Infoscience

Journal article

Expression of the leptin receptor outside of bone marrow-derived cells regulates tuberculosis control and lung macrophage MHC expression

Leptin is a pleiotropic hormone proposed to link nutritional status to the development of strong Th1 immunity. Because Mycobacterium tuberculosis control is affected by starvation and diabetes, we studied the role of the leptin receptor in regulating distinct immune cells during chronic infection. Infected db/db mice, bearing a natural mutation in the leptin receptor, have a markedly increased bacterial load in their lungs when compared with that of their wild-type counterparts.
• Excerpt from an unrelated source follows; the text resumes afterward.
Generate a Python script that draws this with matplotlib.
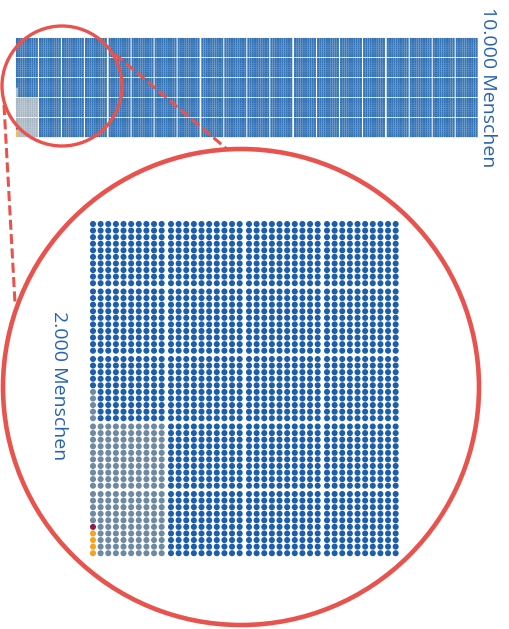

In response to M. tuberculosis infection, db/db mice exhibited disorganized granulomas, neutrophilia, and reduced B cell migration to the lungs, correlating with dysfunctional lung chemokine responses that include XCL1, CCL2, CXCL1, CXCL2, and CXCL13. In a db/db lung, myeloid cells were delayed in their production of inducible NO synthase and had reduced expression of MHC I and II. Although the Th1 cell response developed normally in the absence of leptin signaling, production of pulmonary IFN-γ was delayed and ineffective. Surprisingly, a proper immune response took place in bone marrow (BM) chimeras lacking leptin receptor exclusively in BM-derived cells, indicating that leptin acts indirectly on immune cells to modulate the antituberculosis response and bacterial control. Together, these findings suggest that the pulmonary response to M. tuberculosis is affected by the host's nutritional status via the regulation of non-BM-derived cells, not through direct action of leptin on Th1 immunity.